ChromaDB is not supporting cosine similarity so Eucledian distance was used. The smaller the score, the more similar are the docs and query. When embeddings are Normalized, the score is even better.

## ChromaDB Results for one model 

### ChromaDB (Euclidean Distance Based Retrieval)

**Query:**  
_“Looking for volunteers skilled in graphic design to help with non-profit branding.”_

**Top 3 Matches:**

| Rank | Volunteer ID | Similarity Score | Description (Truncated) |
|------|--------------|------------------|--------------------------|
| 1    | 63           | **0.93**         | UX designer for tech company. can help improve website experiences for nonprofit services. remote work in evenings and some weekends. |
| 2    | 15           | 0.92             | i've written successful grants for several nonprofits (references available). happy to help educational programs find $$$. can work remotely on my own schedule. |
| 3    | 2            | 0.43             | I'm pretty good with graphic design stuff, Photoshop, Illustrator etc. Would love to help non-profits with their promotional materials!! I work from home so can be flexible with my hours.  |



###  Model: `all-MiniLM-L6-v2`

**Query:**  
_“Looking for volunteers skilled in graphic design to help with non-profit branding.”_

**Top 3 Matches:**

| Rank | Volunteer ID | Similarity Score | Description (Truncated) |
|------|--------------|------------------|--------------------------|
| 1    | 2            | **0.77**         | I'm pretty good with graphic design stuff, Photoshop, Illustrator etc. Would love to help non-profits with their promotional materials!! I work from home so can be flexible with my hours.  |
| 2    | 63           | 0.54             | UX designer for tech company. can help improve website experiences for nonprofit services. remote work in evenings and some weekends. |
| 3    | 15           | 0.52             | i've written successful grants for several nonprofits (references available). happy to help educational programs find $$$. can work remotely on my own schedule. |



### Model: `all-MiniLM-L12-v2`

**Query:**  
_“Looking for volunteers skilled in graphic design to help with non-profit branding.”_

**Top 3 Matches:**

| Rank | Volunteer ID | Similarity Score | Description (Truncated) |
|------|--------------|------------------|--------------------------|
| 1    | 2            | **0.76**         | I'm pretty good with graphic design stuff, Photoshop, Illustrator etc. Would love to help non-profits with their promotional materials!! I work from home so can be flexible with my hours.  |
| 2    | 13           | 0.58             | Professional photographer here. Got all my own equipment.

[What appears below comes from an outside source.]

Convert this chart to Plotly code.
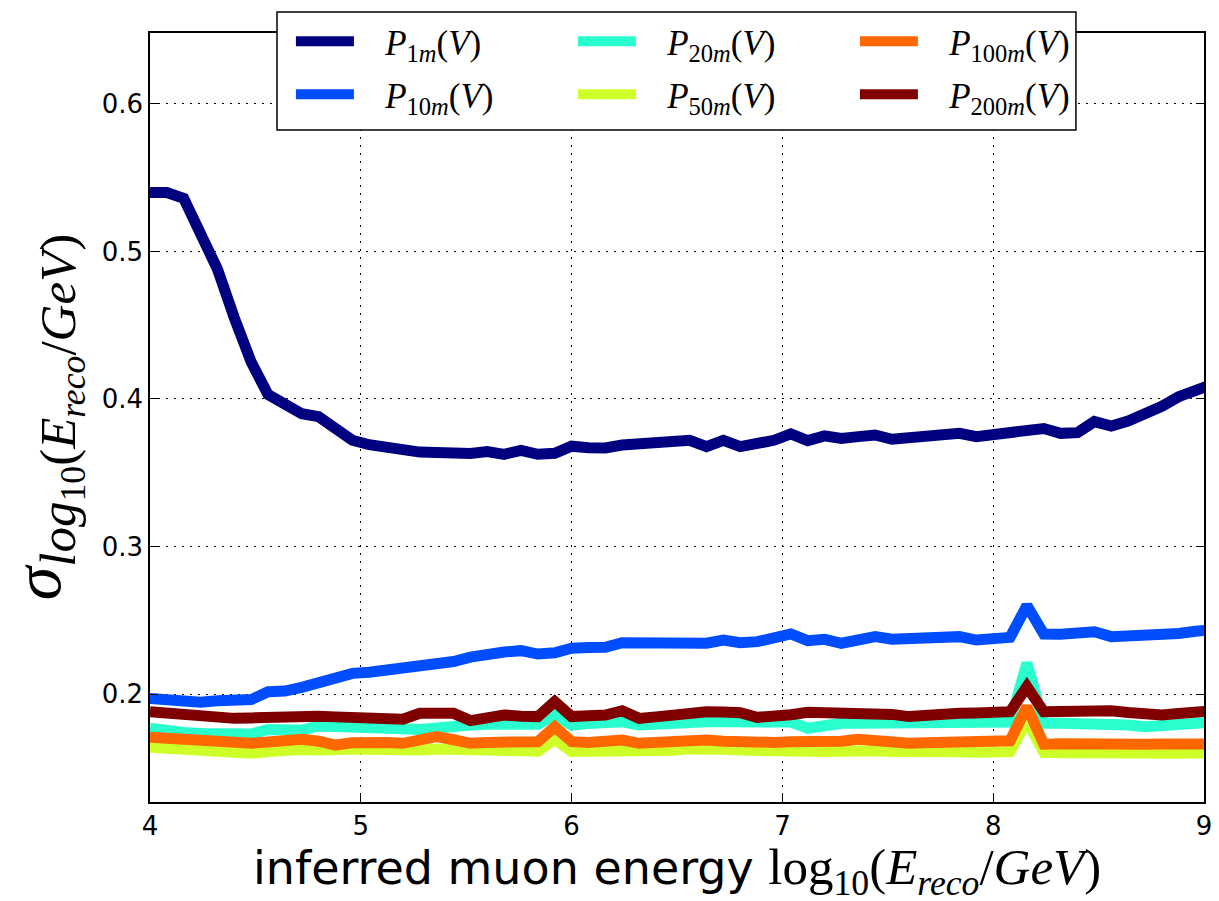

Would do free photos for nonprofits for their websites/social/etc... |
| 3    | 63           | 0.56             | UX designer for tech company. can help improve website experiences for nonprofit services. remote work in evenings and some weekends. |



### Model: `all-mpnet-base-v2`

**Query:**  
_“Looking for volunteers skilled in graphic design to help with non-profit branding.”_

**Top 3 Matches:**

| Rank | Volunteer ID | Similarity Score | Description (Truncated) |
|------|--------------|------------------|--------------------------|
| 1    | 2            | **0.78**         | I'm pretty good with graphic design stuff, Photoshop, Illustrator etc. Would love to help non-profits with their promotional materials!! I work from home so can be flexible with my hours.  |
| 2    | 60           | 0.67             | I've been a McKinsey consultant for 8 years, specialized in nonprofit sector. Can help with strategic planning, efficiency improvements... |
| 3    | 19           | 0.67             | i'm a lawyer (corporate law background) & can give some free legal advice to nonprofits. don't need much just schedule a time and we can zoom. |


###  Model: `multi-qa-MiniLM-L6-cos-v1`

**Query:**  
_“Looking for volunteers skilled in graphic design to help with non-profit branding.”_

**Top 3 Matches:**

| Rank | Volunteer ID | Similarity Score | Description (Truncated) |
|------|--------------|------------------|--------------------------|
| 1    | 2            | **0.73**         | I'm pretty good with graphic design stuff, Photoshop, Illustrator etc. Would love to help non-profits with their promotional materials!! I work from home so can be flexible with my hours.  |
| 2    | 13           | 0.57             | Professional photographer here. Got all my own equipment. Would do free photos for nonprofits for their websites/social/etc... |
| 3    | 63           | 0.53             | UX designer for tech company. can help improve website experiences for nonprofit services. remote work in evenings and some weekends. |




## Fine tuning:

- Data Cleaning
We lowercase and remove special characters from descriptions for consistency.

- Create Sentence Pairs
Since we don’t have labeled similar descriptions. Solution is to use the similarity search model to show which sentences are closer to each other and pair them. 

- Load Pretrained Model
We load a pretrained model for semantic search

- Apply LoRA (PEFT)
Instead of updating all model weights, we use LoRA to add small trainable layers (faster training, less memory).

- Tokenization
The text pairs are tokenized so the model can understand them.

- Training with Trainer API
We train using Hugging Face’s Trainer. The model sees many text pairs and learns to predict how similar they are.

- Saving the Model
Once trained, we save the fine-tuned model to disk for future use in your similarity search app.